PROBLEM DESCRIPTION: Among the entries below, find the line with "Emit a Python", then quote it and each following line up to and including the line with "import seaborn as sns", and nothing else.

# SUPPLIED DATA start

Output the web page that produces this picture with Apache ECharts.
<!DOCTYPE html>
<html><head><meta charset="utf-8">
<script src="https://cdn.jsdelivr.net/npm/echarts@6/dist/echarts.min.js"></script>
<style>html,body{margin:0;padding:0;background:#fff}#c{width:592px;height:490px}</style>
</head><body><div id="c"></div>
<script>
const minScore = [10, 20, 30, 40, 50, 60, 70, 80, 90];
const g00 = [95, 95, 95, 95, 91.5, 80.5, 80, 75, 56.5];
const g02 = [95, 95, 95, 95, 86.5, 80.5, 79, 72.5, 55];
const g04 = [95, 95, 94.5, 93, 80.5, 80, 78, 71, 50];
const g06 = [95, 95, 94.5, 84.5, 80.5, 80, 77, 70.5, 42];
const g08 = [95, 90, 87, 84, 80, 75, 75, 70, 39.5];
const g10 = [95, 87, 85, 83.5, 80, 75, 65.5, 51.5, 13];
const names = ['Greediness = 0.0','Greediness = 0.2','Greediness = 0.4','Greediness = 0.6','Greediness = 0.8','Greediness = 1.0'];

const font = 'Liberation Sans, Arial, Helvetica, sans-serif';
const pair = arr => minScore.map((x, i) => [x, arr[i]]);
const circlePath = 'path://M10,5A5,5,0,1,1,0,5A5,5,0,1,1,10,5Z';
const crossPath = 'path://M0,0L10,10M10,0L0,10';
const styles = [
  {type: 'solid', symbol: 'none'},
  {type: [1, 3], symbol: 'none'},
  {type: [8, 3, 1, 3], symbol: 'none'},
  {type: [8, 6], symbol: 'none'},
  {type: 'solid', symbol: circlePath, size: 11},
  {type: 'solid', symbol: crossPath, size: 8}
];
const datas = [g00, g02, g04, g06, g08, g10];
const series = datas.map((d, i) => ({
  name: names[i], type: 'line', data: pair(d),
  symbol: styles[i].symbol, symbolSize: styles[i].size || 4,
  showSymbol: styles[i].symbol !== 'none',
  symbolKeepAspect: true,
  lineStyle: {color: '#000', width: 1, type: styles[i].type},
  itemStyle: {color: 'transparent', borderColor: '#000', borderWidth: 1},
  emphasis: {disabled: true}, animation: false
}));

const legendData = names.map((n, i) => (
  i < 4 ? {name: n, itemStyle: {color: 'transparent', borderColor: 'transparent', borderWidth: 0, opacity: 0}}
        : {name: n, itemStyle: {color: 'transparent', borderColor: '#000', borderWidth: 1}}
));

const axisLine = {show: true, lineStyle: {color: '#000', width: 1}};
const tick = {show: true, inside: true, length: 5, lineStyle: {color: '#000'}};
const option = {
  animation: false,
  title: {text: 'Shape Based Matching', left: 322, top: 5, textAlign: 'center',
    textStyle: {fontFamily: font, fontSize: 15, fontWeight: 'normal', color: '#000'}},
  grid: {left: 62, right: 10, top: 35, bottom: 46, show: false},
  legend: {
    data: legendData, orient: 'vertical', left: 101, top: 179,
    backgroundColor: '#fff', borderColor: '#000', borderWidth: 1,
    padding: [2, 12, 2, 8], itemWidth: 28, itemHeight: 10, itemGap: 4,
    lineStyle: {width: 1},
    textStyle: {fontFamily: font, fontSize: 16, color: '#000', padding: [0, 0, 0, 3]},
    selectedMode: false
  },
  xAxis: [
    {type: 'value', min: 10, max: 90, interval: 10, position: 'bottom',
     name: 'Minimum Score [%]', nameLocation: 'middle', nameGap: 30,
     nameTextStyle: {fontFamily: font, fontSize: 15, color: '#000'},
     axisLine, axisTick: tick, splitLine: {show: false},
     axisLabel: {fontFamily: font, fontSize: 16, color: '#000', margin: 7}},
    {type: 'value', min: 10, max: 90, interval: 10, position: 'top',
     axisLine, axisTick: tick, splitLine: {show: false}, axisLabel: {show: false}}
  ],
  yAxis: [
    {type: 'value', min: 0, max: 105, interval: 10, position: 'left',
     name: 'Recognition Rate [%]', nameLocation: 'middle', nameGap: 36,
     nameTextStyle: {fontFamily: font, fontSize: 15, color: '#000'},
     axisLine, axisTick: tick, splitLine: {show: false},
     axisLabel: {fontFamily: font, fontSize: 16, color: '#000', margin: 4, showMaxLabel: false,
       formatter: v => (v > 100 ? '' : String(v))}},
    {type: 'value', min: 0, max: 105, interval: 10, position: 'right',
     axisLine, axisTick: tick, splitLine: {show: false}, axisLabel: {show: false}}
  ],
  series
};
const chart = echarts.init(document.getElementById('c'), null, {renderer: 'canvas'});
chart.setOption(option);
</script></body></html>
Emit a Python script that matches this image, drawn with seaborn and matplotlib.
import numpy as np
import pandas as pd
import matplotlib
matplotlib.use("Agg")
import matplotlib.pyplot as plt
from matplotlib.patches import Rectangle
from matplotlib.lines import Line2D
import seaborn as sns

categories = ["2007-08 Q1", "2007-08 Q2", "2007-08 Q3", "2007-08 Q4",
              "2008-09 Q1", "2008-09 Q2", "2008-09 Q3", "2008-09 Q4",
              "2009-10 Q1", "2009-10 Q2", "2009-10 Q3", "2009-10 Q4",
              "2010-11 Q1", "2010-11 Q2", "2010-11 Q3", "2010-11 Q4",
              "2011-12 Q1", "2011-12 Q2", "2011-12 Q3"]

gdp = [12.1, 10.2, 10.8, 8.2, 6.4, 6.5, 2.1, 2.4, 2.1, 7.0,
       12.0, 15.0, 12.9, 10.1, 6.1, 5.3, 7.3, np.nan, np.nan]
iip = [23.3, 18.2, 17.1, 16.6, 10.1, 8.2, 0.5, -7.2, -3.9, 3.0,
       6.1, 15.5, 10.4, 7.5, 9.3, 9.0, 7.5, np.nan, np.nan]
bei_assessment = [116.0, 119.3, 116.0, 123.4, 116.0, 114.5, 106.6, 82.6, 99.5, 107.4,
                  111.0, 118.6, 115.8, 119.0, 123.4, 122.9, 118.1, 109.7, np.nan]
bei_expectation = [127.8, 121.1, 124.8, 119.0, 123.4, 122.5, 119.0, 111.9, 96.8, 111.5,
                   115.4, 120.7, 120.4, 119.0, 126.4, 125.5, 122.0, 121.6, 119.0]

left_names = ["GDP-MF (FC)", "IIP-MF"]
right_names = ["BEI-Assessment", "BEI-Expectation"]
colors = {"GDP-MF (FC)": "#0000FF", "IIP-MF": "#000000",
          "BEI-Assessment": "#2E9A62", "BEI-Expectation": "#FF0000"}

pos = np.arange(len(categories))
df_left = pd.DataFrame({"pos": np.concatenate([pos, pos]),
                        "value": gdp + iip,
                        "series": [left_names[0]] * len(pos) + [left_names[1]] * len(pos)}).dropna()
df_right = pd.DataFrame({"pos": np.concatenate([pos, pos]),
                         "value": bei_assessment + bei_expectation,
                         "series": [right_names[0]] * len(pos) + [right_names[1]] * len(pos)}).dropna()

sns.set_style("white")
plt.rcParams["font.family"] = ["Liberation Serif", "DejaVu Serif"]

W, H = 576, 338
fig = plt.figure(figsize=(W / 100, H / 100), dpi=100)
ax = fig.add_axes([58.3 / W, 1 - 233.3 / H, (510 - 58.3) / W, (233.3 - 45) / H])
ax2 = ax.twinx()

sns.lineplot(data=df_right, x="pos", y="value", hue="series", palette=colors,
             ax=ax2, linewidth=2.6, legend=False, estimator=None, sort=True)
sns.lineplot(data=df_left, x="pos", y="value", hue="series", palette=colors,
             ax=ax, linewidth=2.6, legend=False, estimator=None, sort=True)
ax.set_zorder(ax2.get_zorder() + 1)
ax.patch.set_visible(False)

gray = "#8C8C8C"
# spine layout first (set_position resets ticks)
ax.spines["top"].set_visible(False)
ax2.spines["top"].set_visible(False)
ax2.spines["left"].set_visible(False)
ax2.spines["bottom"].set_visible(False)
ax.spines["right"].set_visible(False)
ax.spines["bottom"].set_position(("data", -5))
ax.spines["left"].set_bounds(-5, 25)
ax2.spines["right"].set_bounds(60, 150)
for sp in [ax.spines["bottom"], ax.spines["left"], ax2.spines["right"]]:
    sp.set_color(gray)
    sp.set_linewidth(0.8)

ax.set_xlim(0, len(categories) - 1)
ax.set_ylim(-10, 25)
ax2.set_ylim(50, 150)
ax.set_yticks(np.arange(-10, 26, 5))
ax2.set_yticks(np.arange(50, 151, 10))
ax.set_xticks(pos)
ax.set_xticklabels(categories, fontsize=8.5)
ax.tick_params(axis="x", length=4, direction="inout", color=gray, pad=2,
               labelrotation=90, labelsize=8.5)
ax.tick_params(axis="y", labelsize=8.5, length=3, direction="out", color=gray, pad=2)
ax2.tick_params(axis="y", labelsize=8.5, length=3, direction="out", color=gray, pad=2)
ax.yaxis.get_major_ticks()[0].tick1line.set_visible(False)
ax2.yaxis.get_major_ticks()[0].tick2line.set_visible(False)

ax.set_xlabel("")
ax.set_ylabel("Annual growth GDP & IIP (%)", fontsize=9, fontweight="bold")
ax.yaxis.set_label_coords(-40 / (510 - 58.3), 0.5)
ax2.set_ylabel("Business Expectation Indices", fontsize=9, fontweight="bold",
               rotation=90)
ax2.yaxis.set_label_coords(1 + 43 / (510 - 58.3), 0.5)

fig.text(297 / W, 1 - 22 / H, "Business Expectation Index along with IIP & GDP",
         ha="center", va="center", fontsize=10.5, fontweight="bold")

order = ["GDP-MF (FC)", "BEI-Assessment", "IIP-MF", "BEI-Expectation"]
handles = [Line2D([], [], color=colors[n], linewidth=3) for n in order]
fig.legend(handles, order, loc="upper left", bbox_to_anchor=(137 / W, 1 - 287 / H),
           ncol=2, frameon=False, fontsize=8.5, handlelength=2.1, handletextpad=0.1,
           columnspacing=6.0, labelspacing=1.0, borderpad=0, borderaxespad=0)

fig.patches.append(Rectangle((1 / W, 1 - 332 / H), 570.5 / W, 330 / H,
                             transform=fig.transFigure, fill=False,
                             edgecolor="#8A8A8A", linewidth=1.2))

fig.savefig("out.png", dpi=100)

# SUPPLIED DATA end

EXERCISE SOLUTION:
Emit a Python script that matches this image, drawn with seaborn and matplotlib.
import numpy as np
import pandas as pd
import matplotlib
matplotlib.use("Agg")
import matplotlib.pyplot as plt
from matplotlib.patches import Rectangle
from matplotlib.lines import Line2D
import seaborn as sns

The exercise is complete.